Что-то подобное назревало в перестроечное время в промышленности. Организацию кооперативов масса инициативных людей восприняла как сигнал к созданию при социалистических предприятиях чего-то похожего на приусадебные участки. Кооперативы поначалу устраивались на производственных площадях предприятий, с использованием их имущества и оборудования, как приложение к основному производству, предназначенное для облегчения жизни членов коллектива. О такой судьбе мечтали и простые рабочие, но, конечно, досягаемой она стала только для избранных. Это открывало перспективу полного захирения государственной большой промышленности и разворовывания ее ресурсов оборотистыми менеджерами.

Такой же в сущности могла стать и реформа власти.

КПСС должна была оставаться единственной силой, которая определяет цели общественного развития для всей страны. Если вспомнить, такой проект не всегда был крамольным даже при Сталине. На поверхности это выглядело бы как увековечение руководящей роли партии при контроле народа за конкретными личностями, выдвинутыми партией на руководящие должности через выборы.

Поначалу о ликвидации монополии КПСС никто не помышлял ни в руководстве, ни в широкой общественности. Шла речь лишь о контроле избирателей над конкретными представителями власти, реально – о выдвижении нескольких кандидатур на одно место на выборах в советы разного уровня.

Партии как целому отводилась роль большого колхоза, который производит что-то общезначимое политическое и идеологическое для общего блага государства и народа, а реальные властные должности превращались в «приусадебный участок» отдельных политических деятелей. Коммунистическая партия, таким образом, была бы обречена на захирение и разворовывание, как и колхоз или социалистическое предприятие. Реформы оказывались приделыванием к социалистическому автомобилю крыла, которое могло только тормозить движение.

Наконец, подобная перспектива вырисовывалась и для всего социалистического государства. В роли «приусадебных участков» здесь выступали регионы и в первую очередь национальные республики, а «единому, могучему» Союзу отводилась роль общего хозяйства, который своей армией, силовыми структурами и военно-промышленным комплексом создает «крышу» для «приусадебных участков» региональных элит.
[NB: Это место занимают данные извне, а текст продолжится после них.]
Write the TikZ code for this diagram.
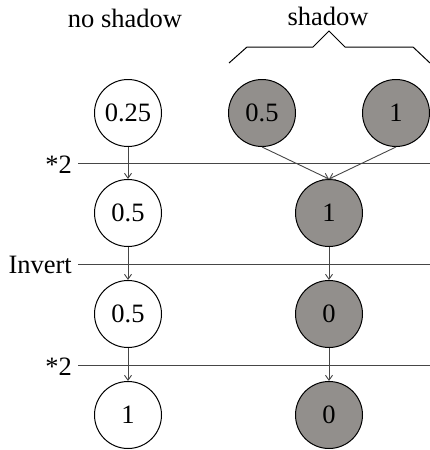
\documentclass[tikz,border=0pt]{standalone}
\usepackage{fontspec}
\setmainfont{Liberation Serif}
\usetikzlibrary{arrows.meta}
\definecolor{shade}{RGB}{146,143,140}
\definecolor{ln}{RGB}{70,70,70}
\begin{document}
\begin{tikzpicture}[x=1pt,y=-1pt,
  font=\fontsize{26.5}{30}\selectfont,
  val/.style={circle,draw=black,line width=1pt,minimum size=67pt,inner sep=0pt},
  sh/.style={val,fill=shade},
  arr/.style={draw=ln,line width=0.9pt,-{Straight Barb[length=5pt,width=7pt]}},
  hline/.style={draw=ln,line width=1pt},
  lab/.style={anchor=base east,inner sep=0pt},
  hdr/.style={anchor=base,inner sep=0pt}]
\useasboundingbox (0,0) rectangle (430,450);
% headers
\node[hdr] (hns) at (125,27) {no shadow};
\node[hdr] (hs) at (328,25) {shadow};
\draw[line width=1pt] (229,63) -- (247,47) -- (313,47) -- (329,31) -- (345,47) -- (413,47) -- (430,63);
% lines
\coordinate (l1a) at (78,163); \coordinate (l1b) at (430,163);
\coordinate (l2a) at (78,264); \coordinate (l2b) at (430,264);
\coordinate (l3a) at (78,365); \coordinate (l3b) at (430,365);
\draw[hline] (l1a) -- (l1b);
\draw[hline] (l2a) -- (l2b);
\draw[hline] (l3a) -- (l3b);
\node[lab] (t1) at (72,173) {*2};
\node[lab] (t2) at (72,273) {Invert};
\node[lab] (t3) at (72,375) {*2};
% nodes
\node[val] (a1) at (128,113) {0.25};
\node[val] (a2) at (128,213) {0.5};
\node[val] (a3) at (128,314) {0.5};
\node[val] (a4) at (128,415) {1};
\node[sh] (b1) at (262,113) {0.5};
\node[sh] (c1) at (396,113) {1};
\node[sh] (b2) at (329,213) {1};
\node[sh] (b3) at (329,314) {0};
\node[sh] (b4) at (329,415) {0};
% arrows
\draw[arr] (a1.south) -- (a2.north);
\draw[arr] (a2.south) -- (a3.north);
\draw[arr] (a3.south) -- (a4.north);
\draw[arr] (b1.south) -- (b2.north);
\draw[arr] (c1.south) -- (b2.north);
\draw[arr] (b2.south) -- (b3.north);
\draw[arr] (b3.south) -- (b4.north);
\end{tikzpicture}
\end{document}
Когда исчезла перспектива военного столкновения с НАТО, союзная крыша потеряла опоры. А коммунистическая идеология уже не давала никаких стимулов для последующего социального развития.

Реформирование общества требовало средств. Их можно было взять только в одном месте – у военно-промышленного комплекса и вооруженных сил. Для этого необходимо было пойти на компромисс с США и странами НАТО и прекратить «холодную войну».

Выход из Афганистана и прекращение «холодной войны» – несомненная заслуга Горбачева перед советскими людьми. О необходимости «вести дело к выходу» из Афганистана политбюро приняло решение еще в 1981 г., но осуществить его коммунистические руководители не могли, потому что боялись «потерять престиж» в третьем мире. В 1987 г. было принято решение и о прекращении войны в Афганистане, и о прекращении виртуальной войны с Западом ракетами с ядерными боеголовками. В декабре Горбачев в Вашингтоне согласился ликвидировать расположенные в Европе 1752 ракеты СС-20 в обмен на ликвидацию 859 «Першингов». Это была чуть ли не капитуляция, но именно настоящий акт, а не чисто символическое уничтожение Берлинской стены, означал прекращение «холодной войны» и переход к новой, мирной эре.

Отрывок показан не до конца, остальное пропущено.